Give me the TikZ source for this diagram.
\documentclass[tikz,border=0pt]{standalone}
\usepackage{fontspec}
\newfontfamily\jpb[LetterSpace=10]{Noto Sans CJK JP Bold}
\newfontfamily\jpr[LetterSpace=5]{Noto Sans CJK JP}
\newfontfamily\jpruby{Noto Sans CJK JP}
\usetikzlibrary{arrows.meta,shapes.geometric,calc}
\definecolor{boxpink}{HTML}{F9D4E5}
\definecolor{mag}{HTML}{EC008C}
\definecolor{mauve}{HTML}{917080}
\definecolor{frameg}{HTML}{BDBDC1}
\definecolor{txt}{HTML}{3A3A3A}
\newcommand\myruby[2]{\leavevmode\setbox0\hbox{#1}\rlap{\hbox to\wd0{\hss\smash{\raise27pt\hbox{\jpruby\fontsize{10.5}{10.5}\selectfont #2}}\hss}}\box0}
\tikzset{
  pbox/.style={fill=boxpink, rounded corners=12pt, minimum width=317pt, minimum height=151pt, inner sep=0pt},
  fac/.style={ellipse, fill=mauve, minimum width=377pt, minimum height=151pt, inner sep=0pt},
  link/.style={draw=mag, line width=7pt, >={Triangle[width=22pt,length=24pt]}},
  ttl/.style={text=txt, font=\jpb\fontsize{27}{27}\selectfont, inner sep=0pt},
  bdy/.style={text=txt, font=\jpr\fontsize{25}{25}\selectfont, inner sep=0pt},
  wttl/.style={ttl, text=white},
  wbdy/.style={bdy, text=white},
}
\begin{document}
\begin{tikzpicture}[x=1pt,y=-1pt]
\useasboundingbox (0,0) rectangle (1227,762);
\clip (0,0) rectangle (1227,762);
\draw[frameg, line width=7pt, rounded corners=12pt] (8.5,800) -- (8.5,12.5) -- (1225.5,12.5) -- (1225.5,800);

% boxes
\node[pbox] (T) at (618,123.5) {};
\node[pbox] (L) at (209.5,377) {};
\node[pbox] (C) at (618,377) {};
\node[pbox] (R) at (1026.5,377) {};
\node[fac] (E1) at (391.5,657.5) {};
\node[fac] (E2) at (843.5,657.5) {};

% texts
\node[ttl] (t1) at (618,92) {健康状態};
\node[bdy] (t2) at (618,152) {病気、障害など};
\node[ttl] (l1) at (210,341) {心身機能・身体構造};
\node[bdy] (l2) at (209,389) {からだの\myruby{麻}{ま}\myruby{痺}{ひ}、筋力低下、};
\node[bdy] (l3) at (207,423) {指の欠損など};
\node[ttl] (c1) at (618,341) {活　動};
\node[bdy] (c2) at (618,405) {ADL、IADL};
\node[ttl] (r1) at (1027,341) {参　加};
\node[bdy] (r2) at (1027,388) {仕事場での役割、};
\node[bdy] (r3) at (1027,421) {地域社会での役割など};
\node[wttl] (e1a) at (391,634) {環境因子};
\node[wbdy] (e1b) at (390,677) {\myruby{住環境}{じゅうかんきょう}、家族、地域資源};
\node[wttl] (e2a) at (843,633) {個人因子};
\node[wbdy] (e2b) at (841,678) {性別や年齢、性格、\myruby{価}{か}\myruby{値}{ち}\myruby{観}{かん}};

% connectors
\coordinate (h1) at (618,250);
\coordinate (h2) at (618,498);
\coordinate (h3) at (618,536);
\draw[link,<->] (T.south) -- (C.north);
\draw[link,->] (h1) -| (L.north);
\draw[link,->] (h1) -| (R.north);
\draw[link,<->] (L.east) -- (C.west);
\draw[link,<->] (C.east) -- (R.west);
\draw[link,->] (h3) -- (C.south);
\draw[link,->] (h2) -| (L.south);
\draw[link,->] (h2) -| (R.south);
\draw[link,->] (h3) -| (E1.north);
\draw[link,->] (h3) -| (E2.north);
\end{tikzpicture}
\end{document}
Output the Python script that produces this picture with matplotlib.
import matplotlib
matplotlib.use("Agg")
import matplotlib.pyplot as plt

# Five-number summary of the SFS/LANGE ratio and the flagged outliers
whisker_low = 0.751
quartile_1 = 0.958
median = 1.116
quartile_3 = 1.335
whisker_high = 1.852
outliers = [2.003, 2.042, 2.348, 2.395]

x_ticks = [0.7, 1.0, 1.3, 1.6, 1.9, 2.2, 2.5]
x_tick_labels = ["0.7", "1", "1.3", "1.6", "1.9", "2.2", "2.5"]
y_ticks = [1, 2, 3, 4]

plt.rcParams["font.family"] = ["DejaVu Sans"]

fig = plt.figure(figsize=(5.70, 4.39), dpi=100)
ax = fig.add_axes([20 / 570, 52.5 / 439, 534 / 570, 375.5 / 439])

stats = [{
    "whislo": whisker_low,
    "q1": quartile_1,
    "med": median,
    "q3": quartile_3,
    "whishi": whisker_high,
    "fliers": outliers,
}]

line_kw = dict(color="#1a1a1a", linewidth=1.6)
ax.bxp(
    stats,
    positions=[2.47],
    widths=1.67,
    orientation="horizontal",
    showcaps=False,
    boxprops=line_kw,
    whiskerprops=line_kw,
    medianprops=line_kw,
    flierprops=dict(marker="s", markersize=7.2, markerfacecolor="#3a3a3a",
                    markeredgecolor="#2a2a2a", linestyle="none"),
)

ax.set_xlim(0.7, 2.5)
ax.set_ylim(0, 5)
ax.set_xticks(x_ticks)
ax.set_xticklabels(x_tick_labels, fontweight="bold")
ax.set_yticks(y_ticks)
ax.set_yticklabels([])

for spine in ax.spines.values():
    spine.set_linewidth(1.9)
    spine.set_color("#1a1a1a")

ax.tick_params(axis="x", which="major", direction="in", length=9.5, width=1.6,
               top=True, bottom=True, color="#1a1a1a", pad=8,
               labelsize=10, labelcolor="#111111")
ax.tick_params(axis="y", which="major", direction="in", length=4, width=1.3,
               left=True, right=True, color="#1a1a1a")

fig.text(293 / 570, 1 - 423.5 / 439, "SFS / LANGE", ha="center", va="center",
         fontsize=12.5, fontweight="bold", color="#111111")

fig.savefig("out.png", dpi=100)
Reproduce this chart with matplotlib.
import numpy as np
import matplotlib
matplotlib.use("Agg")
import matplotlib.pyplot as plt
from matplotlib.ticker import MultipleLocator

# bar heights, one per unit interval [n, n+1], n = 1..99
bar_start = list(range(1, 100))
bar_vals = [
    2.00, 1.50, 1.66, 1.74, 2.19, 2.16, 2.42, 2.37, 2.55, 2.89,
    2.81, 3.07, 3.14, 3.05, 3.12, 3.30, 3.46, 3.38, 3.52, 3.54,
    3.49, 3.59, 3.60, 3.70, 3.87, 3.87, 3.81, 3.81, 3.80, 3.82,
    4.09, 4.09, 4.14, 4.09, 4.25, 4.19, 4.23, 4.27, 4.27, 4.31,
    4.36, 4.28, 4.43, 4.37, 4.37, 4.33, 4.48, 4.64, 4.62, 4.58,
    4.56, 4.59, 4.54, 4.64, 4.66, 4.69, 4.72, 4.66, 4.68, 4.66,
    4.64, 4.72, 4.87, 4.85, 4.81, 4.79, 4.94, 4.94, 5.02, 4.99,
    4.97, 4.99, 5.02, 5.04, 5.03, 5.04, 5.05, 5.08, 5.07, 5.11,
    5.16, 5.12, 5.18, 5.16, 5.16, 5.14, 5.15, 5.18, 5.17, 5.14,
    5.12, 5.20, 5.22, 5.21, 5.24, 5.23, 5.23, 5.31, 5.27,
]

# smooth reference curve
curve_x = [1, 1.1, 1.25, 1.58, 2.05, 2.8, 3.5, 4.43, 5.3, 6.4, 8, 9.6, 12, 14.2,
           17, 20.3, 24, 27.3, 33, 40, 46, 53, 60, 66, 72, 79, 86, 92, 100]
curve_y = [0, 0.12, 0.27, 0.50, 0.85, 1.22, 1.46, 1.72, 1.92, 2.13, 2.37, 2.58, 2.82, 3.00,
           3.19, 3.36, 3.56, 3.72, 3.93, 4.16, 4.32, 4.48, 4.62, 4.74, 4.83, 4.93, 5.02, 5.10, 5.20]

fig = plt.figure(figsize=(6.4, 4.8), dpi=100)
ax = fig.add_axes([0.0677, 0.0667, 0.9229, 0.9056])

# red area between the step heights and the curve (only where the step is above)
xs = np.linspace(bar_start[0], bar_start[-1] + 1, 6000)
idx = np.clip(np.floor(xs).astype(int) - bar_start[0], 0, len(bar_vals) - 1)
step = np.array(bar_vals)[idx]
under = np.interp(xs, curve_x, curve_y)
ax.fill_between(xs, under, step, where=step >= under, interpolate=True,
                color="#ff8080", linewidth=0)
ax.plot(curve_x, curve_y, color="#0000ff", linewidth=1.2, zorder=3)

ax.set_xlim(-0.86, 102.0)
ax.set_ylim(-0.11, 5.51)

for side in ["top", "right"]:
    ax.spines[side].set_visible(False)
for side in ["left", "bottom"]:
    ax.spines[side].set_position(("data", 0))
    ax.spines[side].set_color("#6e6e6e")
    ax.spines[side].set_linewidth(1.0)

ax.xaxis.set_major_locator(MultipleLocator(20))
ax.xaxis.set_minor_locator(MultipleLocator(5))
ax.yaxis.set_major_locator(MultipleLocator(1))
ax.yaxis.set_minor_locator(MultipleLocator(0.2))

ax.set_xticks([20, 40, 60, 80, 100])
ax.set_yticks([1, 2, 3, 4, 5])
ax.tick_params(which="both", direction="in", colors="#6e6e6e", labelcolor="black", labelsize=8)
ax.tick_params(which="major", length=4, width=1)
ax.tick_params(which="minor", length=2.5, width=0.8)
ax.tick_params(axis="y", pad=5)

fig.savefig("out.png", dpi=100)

DESCRIPTION OF THE TASK ->
Repeat, character for character, the lines of the material above from the line with "Reproduce this chart with matplotlib." through the line with "from matplotlib.ticker import MultipleLocator".

EXERCISE OUTPUT ->
Reproduce this chart with matplotlib.
import numpy as np
import matplotlib
matplotlib.use("Agg")
import matplotlib.pyplot as plt
from matplotlib.ticker import MultipleLocator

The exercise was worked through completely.